Challenges of parenting

But at home, I felt like all I was ever doing was telling my kids to get dressed or get undressed, to move from one place or another, to get in the car so we could go do something fun. At work, I was half listening to my patients’ deepest fears and anxieties while I simultaneously ordered their mammograms and cholesterol tests.

One day last spring, our friends visited us in San Francisco from New York with their twin toddlers. (If you ever want to feel bad complaining about how hard it is to parent young children, hang out with the parents of twin toddlers.)

As we walked to the playground, a walk that was approximately half a mile and took almost an hour, we chatted about the challenges of parenting young children. My friend posed the problem as an issue of different speeds. “I’m at work all day running around, trying to get things done as quickly and efficiently as possible, and then I get home and it’s hard to turn that off, to switch to toddler speed.”

Patience was missing

That night we went to see one of my favourite local Bay Area musicians, Scott Gagner, play a show at a cosy, velour-clad bar in the Mission. Gagner is one of the finest purveyors of the “Dad Love Song” genre, and that night he played Hummingbird Heart, one of my favourites, about trying to get his young son to wind down at the end of the day. But the mantra of the song, “And I try to slow down your hummingbird heart,” intended for his son, resonated as a call to action for myself.

Patience was what was missing in my life. It turns out that the seedy underbelly to extreme efficiency is that it creates a ruthless way of moving through the world that can feel devoid of joy, connection and spaciousness.

I tried to make a change at home, internalising the idea of shifting speeds when I walked in the door. When my toddler wanted to linger an extra few minutes to try to put on his own pants rather than letting me help him, I tried to take deep breaths and be patient while he fumbled. I sat and coloured with my 5-year-old an extra 10 minutes, even if it meant dinner was getting cold. We started taking Sunday mornings to laze around the house in pyjamas, making French toast and building Magna-Tiles towers instead of rushing off to the children’s museum.

I try to convey to them [residents] that the joy in doctoring, much like the joy in parenting, is in the small pauses when you help someone feel heard and supported.

- Alison Block, doctor

My time with my kids started feeling more rewarding, so I thought I’d try to take some of the patience that I had been so desperately cultivating at home, and bring it back to work.

During my residency, one of our most beloved teachers pioneered a column on the sign-out sheet called “ascriptus humanis,” a made-up Latin term that was meant to be an opportunity to share something you had learnt about patients, totally apart from their disease. It was a way to help us remember that we were healing whole people, not just treating diseases. Somewhere along the way I had forgotten about the ascriptus humanis.

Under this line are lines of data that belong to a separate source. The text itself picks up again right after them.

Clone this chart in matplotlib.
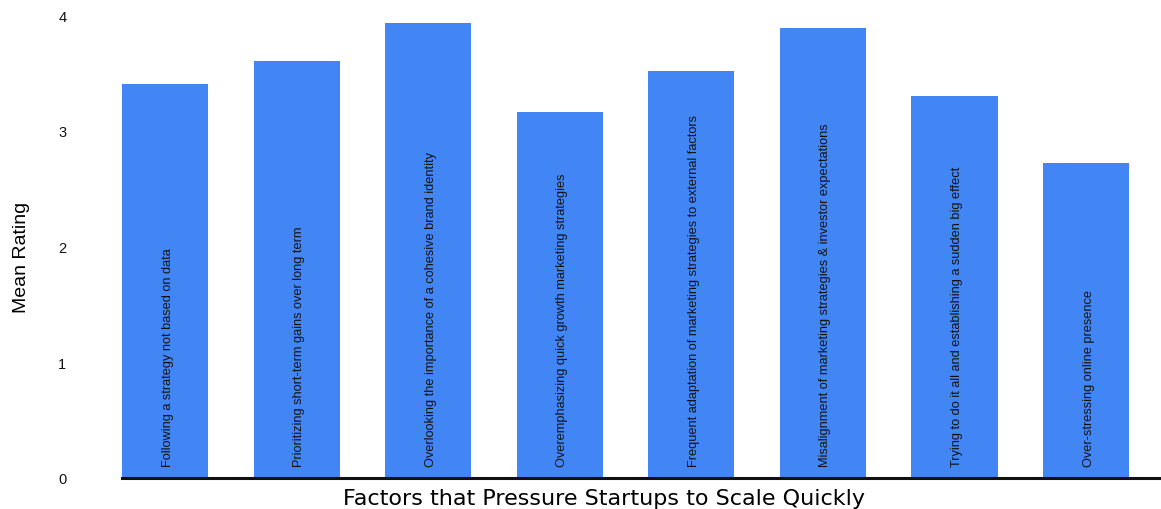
import matplotlib
matplotlib.use("Agg")
import matplotlib.pyplot as plt
from matplotlib import font_manager

factors = [
    "Following a strategy not based on data",
    "Prioritizing short-term gains over long term",
    "Overlooking the importance of a cohesive brand identity",
    "Overemphasizing quick growth marketing strategies",
    "Frequent adaptation of marketing strategies to external factors",
    "Misalignment of marketing strategies & investor expectations",
    "Trying to do it all and establishing a sudden big effect",
    "Over-stressing online presence",
]
mean_rating = [3.40, 3.60, 3.93, 3.16, 3.52, 3.89, 3.30, 2.72]
y_ticks = [0, 1, 2, 3, 4]

plt.rcParams["font.family"] = ["Liberation Sans", "DejaVu Sans"]

installed = {f.name for f in font_manager.fontManager.ttflist}
if "Liberation Sans Narrow" in installed:
    bar_font = dict(family=["Liberation Sans Narrow", "DejaVu Sans"], fontsize=11)
else:
    bar_font = dict(fontsize=9.2)

fig = plt.figure(figsize=(11.61, 5.10), dpi=100)
W, H = 1161, 510
ax = fig.add_axes([122 / W, 1 - 479 / H, (1161 - 122) / W, (479 - 16) / H])

x = list(range(len(factors)))
ax.bar(x, mean_rating, width=0.655, color="#4285F4", zorder=2)

# category names written vertically inside each bar
for xi, label in zip(x, factors):
    ax.text(xi + 0.02, 0.10, label, rotation=90, ha="center", va="bottom",
            color="#111111", zorder=3, **bar_font)

ax.set_xlim(-0.327, 7.57)
ax.set_ylim(0, 4)
ax.set_yticks(y_ticks)
ax.set_yticklabels([str(t) for t in y_ticks], fontsize=10.5, color="#111111")
ax.set_xticks([])
ax.tick_params(axis="y", length=0, pad=40)
for side in ["top", "right", "left"]:
    ax.spines[side].set_visible(False)
ax.spines["bottom"].set_linewidth(2.2)
ax.spines["bottom"].set_color("#111111")

ax.set_xlabel("Factors that Pressure Startups to Scale Quickly",
              family=["DejaVu Sans"], fontsize=16, labelpad=7)
ax.xaxis.label.set_position(((604 - 122) / 1039, 0))
fig.text(22 / W, 1 - 257 / H, "Mean Rating", rotation=90, ha="center",
         va="center", fontsize=14)

fig.savefig("out.png", dpi=100)
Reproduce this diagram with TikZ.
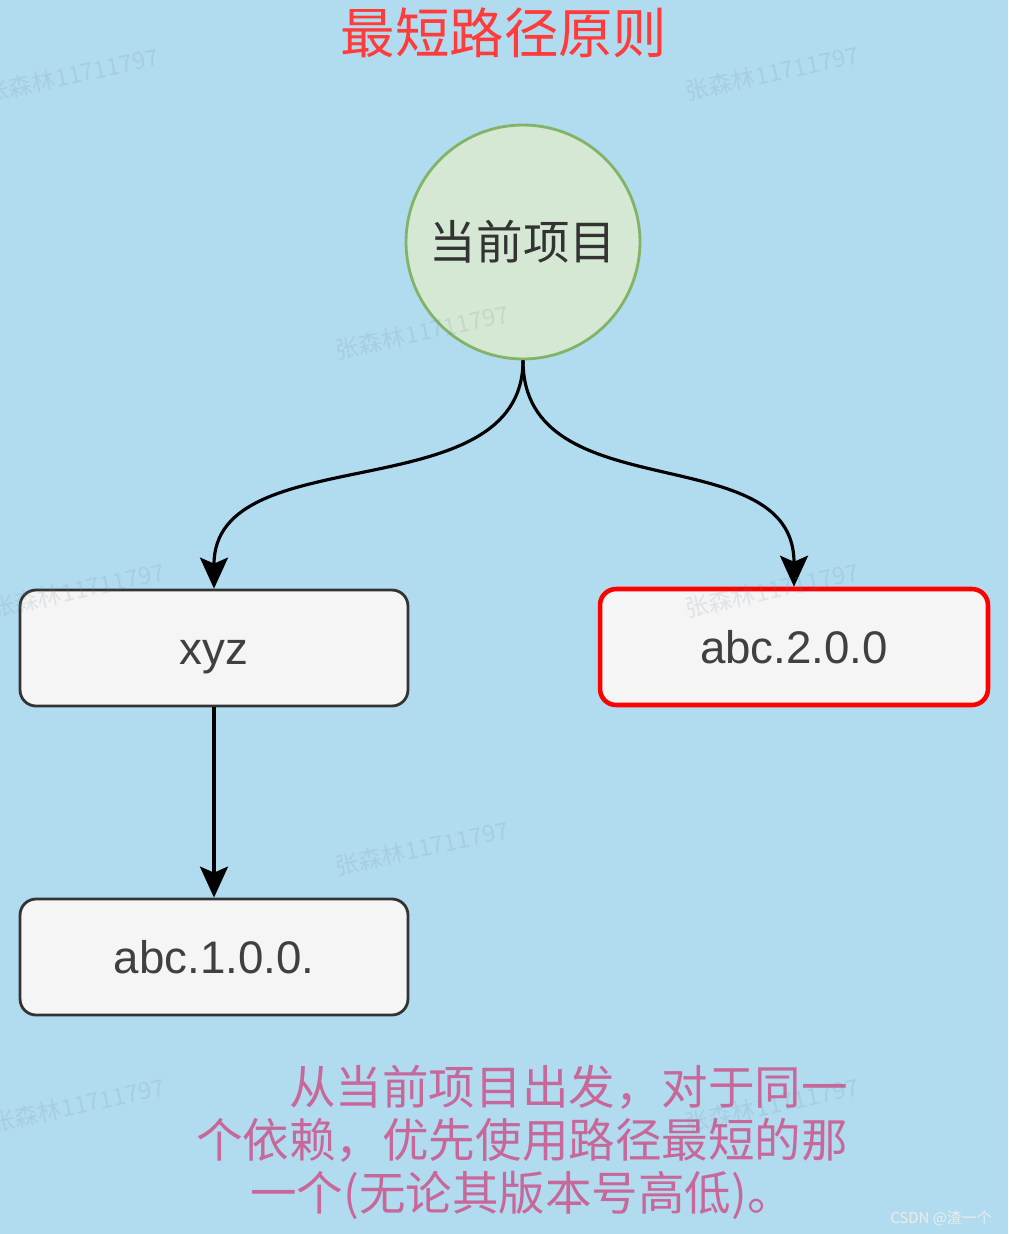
\documentclass[tikz,border=0pt]{standalone}
\usepackage{fontspec}
\setmainfont{Liberation Sans}
\newfontfamily\cjk{Noto Sans CJK SC}
\usetikzlibrary{arrows.meta, positioning}

\definecolor{bgblue}{HTML}{B1DCEF}
\definecolor{markgray}{HTML}{6A8796}
\definecolor{titlered}{HTML}{FF3B3B}
\definecolor{nodegreen}{HTML}{D5E8D4}
\definecolor{edgegreen}{HTML}{82B366}
\definecolor{boxgray}{HTML}{F5F5F5}
\definecolor{notepink}{HTML}{C8689A}

\begin{document}
\begin{tikzpicture}[
    x=0.02cm, y=-0.02cm,
    project/.style={
        circle,
        draw=edgegreen,
        fill=nodegreen,
        line width=1.6pt,
        minimum size=4.68cm,
        text=black!80,
        font=\cjk\fontsize{26.5}{31}\selectfont
    },
    depbox/.style={
        rectangle,
        rounded corners=0.32cm,
        draw=black!80,
        fill=boxgray,
        line width=1.6pt,
        minimum width=7.76cm,
        minimum height=2.32cm,
        text height=18.7pt,
        text depth=0pt,
        text=black!75,
        font=\fontsize{26}{31}\selectfont
    },
    chosen/.style={
        depbox,
        draw=red,
        line width=2.6pt
    },
    arrow/.style={
        -{Stealth[length=0.62cm, width=0.56cm, inset=0.12cm]},
        line width=1.8pt,
        black
    },
    watermark/.style={
        text=markgray,
        text opacity=0.16,
        rotate=12,
        font=\cjk\fontsize{13.5}{16}\selectfont
    }
]

% background and fixed frame
\fill[bgblue] (0,0) rectangle (1008,1234);
\useasboundingbox (0,0) rectangle (1008,1234);

% title
\node[text=titlered, font=\cjk\fontsize{31}{36}\selectfont] (title) at (504,33) {最短路径原则};

% the current project
\node[project] (current) at (523,242) {当前项目};

% dependencies
\node[depbox] (xyz) at (214,648) {xyz};
\node[chosen] (abc2) at (794,647) {abc.2.0.0};
\node[depbox] (abc1) at (214,957) {abc.1.0.0.};

% arrows between the nodes
\draw[arrow] (current.south) .. controls (523,512) and (214,436) .. (xyz.north);
\draw[arrow] (current.south) .. controls (523,512) and (794,436) .. (abc2.north);
\draw[arrow] (xyz) -- (abc1);

% explanation
\node[text=notepink, align=center, font=\cjk\fontsize{26.5}{30.2}\selectfont] (note) at (522,1142) {
    \hspace{2em}从当前项目出发，对于同一\\
    个依赖，优先使用路径最短的那\\
    一个(无论其版本号高低)。
};

% source label
\node[text=white!85!gray, font=\cjk\fontsize{8.5}{10}\selectfont] (source) at (941,1218) {CSDN @渣一个};

% faint watermarks on top
\foreach \wx/\wy in {72/75, 772/73, 422/332, 78/590, 772/590, 422/848, 78/1105, 772/1105}
    \node[watermark] at (\wx,\wy) {张森林11711797};

\end{tikzpicture}
\end{document}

I started asking patients more about their families, their hobbies and their passions, to find out what was important to them. If they wanted to take an extra few minutes going further back in the history of their knee pain than was necessary, I would let them, rather than trying to move the conversation forward as efficiently as possible.

Efficiency addiction

As a family doctor, I see prenatal patients and young children. The templates for my visits include questions about a lot of things — symptoms of labour or pre-eclampsia, milestones for growth and development. But they don’t include anything about how my patients are actually doing. So now, I ask them.

When I’m teaching residents, I see the efficiency addiction in their bloodshot eyes and frantically typing fingers. I try to convey to them that the joy in doctoring, much like the joy in parenting, is in the small pauses when you help someone feel heard and supported.

I’m not perfect. I still get annoyed when my little ones ask for yet another sip of water at bedtime. And I still rush through clinic visits sometimes, intentionally not asking how patients’ kids are doing because I need to get home to my own. But I’m trying. And on a good day, if I breathe right, I can try to slow down my own hummingbird heart.

— Washington Post

Alison Block is a family doctor, mother of two and writer living in the San Francisco Bay area.